The Biobutanol Option

Another potential solution – increased biobutanol production from Gevo. Under the Gevo ethanol-to-biobutanol conversion model, every gallon of biobutanol production (which safely blends at between 12.5 and 16 percent, depending on whom you speak with) takes 1.3 gallons of traditional corn ethanol off the market.

We’re not expecting much production from Gevo-converted facilities in 2013 — but longer term, especially when Butamax goes commercial as is expected in 2014, the conversion from ethanol to biobutanol could significantly ease pressure coming from the blending challenge.

The Passivity of Obligated Blenders

We have to say, some of the problems in implementing RFS2 comes from a form of brinkmanship practiced by obligated blenders.

Traditional industry — despite six years of advance notice that the 2013 standards were coming — has not built a single gallon of cellulosic biofuels capacity, and has installed very few (less than 3,000) E85 pumps, a handful of blender pumps capable of handling E20-E85 blends, and only a handful of E15 pumps are in operation.

In the case of other safety and emissions-related rules — and RFS2, which is administered by EPA and forms part of the overall Clean Air Act — there aren’t as many opportunities to cry poor if outside suppliers don’t build emissions-mitigating services.

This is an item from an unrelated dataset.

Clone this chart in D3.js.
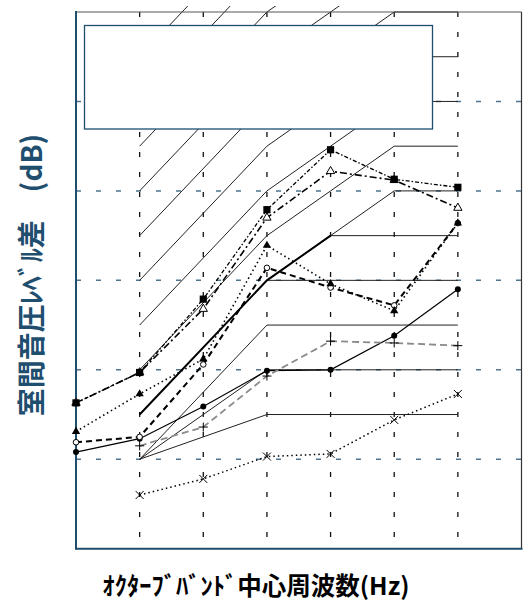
<!DOCTYPE html>
<html>
<head>
<meta charset="utf-8">
<script src="https://cdn.jsdelivr.net/npm/d3@7"></script>
<style>
  html, body { margin: 0; padding: 0; background: #fff; }
  svg { display: block; }
</style>
</head>
<body>
<svg id="chart" width="523" height="606"></svg>
<script>
// Octave bands (index 0..6); the frame extends one slot past 4k.
const bands = ["63", "125", "250", "500", "1k", "2k", "4k"];
const gridDb = [20, 30, 40, 50, 60];

// Rating reference curves: [band index, dB] vertices.
const refCurves = [
  [[1, 65], [3, 80], [4, 85]],
  [[1, 60], [3, 75], [4, 80]],
  [[1, 55], [3, 70], [4, 75], [5, 80]],
  [[1, 50], [3, 65], [4, 70], [5, 75], [6, 75]],
  [[1, 45], [3, 60], [4, 65], [5, 70], [6, 70]],
  [[1, 40], [3, 55], [4, 60], [5, 65], [6, 65]],
  [[1, 35], [3, 50], [4, 55], [5, 60], [6, 60]],
  [[1, 30], [3, 45], [4, 50], [5, 55], [6, 55]],
  [[1, 25], [3, 40], [4, 45], [5, 50], [6, 50]],
  [[4, 45], [6, 45]],
  [[3, 40], [6, 40]],
  [[1, 20], [3, 35], [6, 35]],
  [[1, 20], [3, 30], [6, 30]],
  [[1, 20], [3, 25], [6, 25]]
];
const boldCurve = [[1, 25], [3, 40], [4, 45]];

// Measured level differences per band (dB), 63 Hz .. 4 kHz
const squareVals     = [26.3, 29.7, 37.9, 47.9, 54.6, 51.3, 50.4];
const triOpenVals    = [26.3, 29.7, 36.8, 47.0, 52.2, 51.2, 48.1];
const triFilledVals  = [23.1, 27.3, 31.2, 43.9, 39.6, 36.6, 46.4];
const circOpenVals   = [21.9, 22.5, 30.6, 41.4, 39.2, 37.2, 46.4];
const circFilledVals = [20.8, 22.3, 25.9, 29.9, 30.0, 33.8, 39.0];
const plusVals       = [null, 21.5, 23.6, 29.3, 33.2, 33.0, 32.7];
const crossVals      = [null, 16.0, 17.8, 20.3, 20.6, 24.4, 27.3];

const svg = d3.select("#chart");
const plotL = 76, plotR = 521.5, plotT = 12, plotB = 548.7;
const x = d3.scaleLinear().domain([0, bands.length]).range([plotL, plotR]);
const y = d3.scaleLinear().domain([10, 70]).range([plotB, plotT]);
const line = d3.line().defined(d => d[1] != null).x(d => x(d[0])).y(d => y(d[1]));
const toPts = vals => vals.map((v, i) => [i, v]);

svg.append("defs").append("clipPath").attr("id", "refclip")
  .append("rect").attr("x", plotL).attr("y", 6).attr("width", plotR - plotL).attr("height", plotB - 6);

// grid
const grid = svg.append("g");
grid.selectAll("line.h").data(gridDb).join("line")
  .attr("x1", plotL).attr("x2", plotR)
  .attr("y1", d => y(d)).attr("y2", d => y(d))
  .attr("stroke", "#4f7490").attr("stroke-width", 1.5).attr("stroke-dasharray", "5,15");
grid.selectAll("line.v").data(d3.range(1, bands.length)).join("line")
  .attr("x1", d => x(d)).attr("x2", d => x(d))
  .attr("y1", plotT).attr("y2", plotB)
  .attr("stroke", "#111").attr("stroke-width", 1.3).attr("stroke-dasharray", "5,15");

// reference curves
const ref = svg.append("g").attr("clip-path", "url(#refclip)");
ref.selectAll("path").data(refCurves).join("path")
  .attr("d", line).attr("fill", "none").attr("stroke", "#222").attr("stroke-width", 1);
ref.append("path").attr("d", line(boldCurve))
  .attr("fill", "none").attr("stroke", "#000").attr("stroke-width", 2);

// legend frame
svg.append("rect").attr("x", 84.5).attr("y", 25.5).attr("width", 348).attr("height", 103.5)
  .attr("fill", "#fff").attr("stroke", "#1f4e6e").attr("stroke-width", 1.3);

// frame
svg.append("line").attr("x1", plotL).attr("x2", plotR).attr("y1", plotT).attr("y2", plotT)
  .attr("stroke", "#555").attr("stroke-width", 1);
svg.append("line").attr("x1", plotR).attr("x2", plotR).attr("y1", plotT).attr("y2", plotB)
  .attr("stroke", "#333").attr("stroke-width", 1.2);
svg.append("line").attr("x1", plotL).attr("x2", plotR + 1).attr("y1", plotB).attr("y2", plotB)
  .attr("stroke", "#1f4e6e").attr("stroke-width", 2);
svg.append("line").attr("x1", plotL).attr("x2", plotL).attr("y1", plotT - 1).attr("y2", plotB + 1)
  .attr("stroke", "#1f4e6e").attr("stroke-width", 2);

// series lines
const series = [
  { vals: circFilledVals, stroke: "#000", w: 1.2, dash: null },
  { vals: plusVals, stroke: "#8a8a8a", w: 1.8, dash: "7,4" },
  { vals: crossVals, stroke: "#000", w: 1.5, dash: "1.5,3" },
  { vals: circOpenVals, stroke: "#000", w: 2, dash: "6,4" },
  { vals: triFilledVals, stroke: "#000", w: 1.6, dash: "1.5,3" },
  { vals: triOpenVals, stroke: "#000", w: 1.6, dash: "7,3,2,3" },
  { vals: squareVals, stroke: "#000", w: 1.3, dash: "4,2,1.5,2" }
];
svg.append("g").selectAll("path").data(series).join("path")
  .attr("d", s => line(toPts(s.vals)))
  .attr("fill", "none").attr("stroke", s => s.stroke)
  .attr("stroke-width", s => s.w).attr("stroke-dasharray", s => s.dash);

// markers
const mk = svg.append("g");
const pts = vals => toPts(vals).filter(d => d[1] != null);
const tri = d3.symbol().type(d3.symbolTriangle).size(30)();

mk.append("g").selectAll("path").data(pts(crossVals)).join("path")
  .attr("transform", d => `translate(${x(d[0])},${y(d[1])})`)
  .attr("d", "M-4,-4L4,4M-4,4L4,-4").attr("stroke", "#000").attr("stroke-width", 1).attr("fill", "none");
mk.append("g").selectAll("path").data(pts(plusVals)).join("path")
  .attr("transform", d => `translate(${x(d[0])},${y(d[1])})`)
  .attr("d", "M-4.5,0H4.5M0,-4.5V4.5").attr("stroke", "#000").attr("stroke-width", 1).attr("fill", "none");
mk.append("g").selectAll("circle").data(pts(circFilledVals)).join("circle")
  .attr("cx", d => x(d[0])).attr("cy", d => y(d[1])).attr("r", 3).attr("fill", "#000");
mk.append("g").selectAll("circle").data(pts(circOpenVals)).join("circle")
  .attr("cx", d => x(d[0])).attr("cy", d => y(d[1])).attr("r", 2.8)
  .attr("fill", "#fff").attr("stroke", "#000").attr("stroke-width", 1);
mk.append("g").selectAll("path").data(pts(triOpenVals)).join("path")
  .attr("transform", d => `translate(${x(d[0])},${y(d[1])})`)
  .attr("d", tri).attr("fill", "#fff").attr("stroke", "#000").attr("stroke-width", 1);
mk.append("g").selectAll("path").data(pts(triFilledVals)).join("path")
  .attr("transform", d => `translate(${x(d[0])},${y(d[1])})`)
  .attr("d", tri).attr("fill", "#000");
mk.append("g").selectAll("rect").data(pts(squareVals)).join("rect")
  .attr("x", d => x(d[0]) - 3.6).attr("y", d => y(d[1]) - 3.6)
  .attr("width", 7.2).attr("height", 7.2).attr("fill", "#000");

// axis titles
svg.append("text")
  .attr("transform", "translate(42,275) rotate(-90)")
  .attr("text-anchor", "middle")
  .attr("font-family", "'Noto Sans CJK JP', sans-serif")
  .attr("font-weight", "bold").attr("font-size", 28)
  .attr("fill", "#1f4e6e")
  .text("室間音圧ﾚﾍﾞﾙ差\u3000(dB)");
svg.append("text")
  .attr("x", 256).attr("y", 595)
  .attr("text-anchor", "middle")
  .attr("font-family", "'Noto Sans CJK JP', sans-serif")
  .attr("font-weight", "bold").attr("font-size", 24.5)
  .attr("fill", "#000")
  .text("ｵｸﾀｰﾌﾞﾊﾞﾝﾄﾞ中心周波数(Hz)");
</script>
</body>
</html>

Take waste disposal, for example — if your local municipality doesn’t build enough landfill capacity for you to dump your waste at, you are supposed to find other ways to handle your problem including but not limited to finding ways to dispose on your own property (e,g, via combustion). You can’t just dump trash on the street and ignore the trash laws, just because the country isn’t providing capacity for you.

The Bottom Line

The EPA looked at the volumes and slashed the cellulosic biofuels obligation — as expected — but didn’t back down one gallon on the overall obligation. The country will move forward and increase distribution of renewable fuels by 8.88 percent this year — and will, by yaer end, reach 46 percent of its intended 2022 target of 36 billion (ethanol equivalent) gallons of renewable fuels.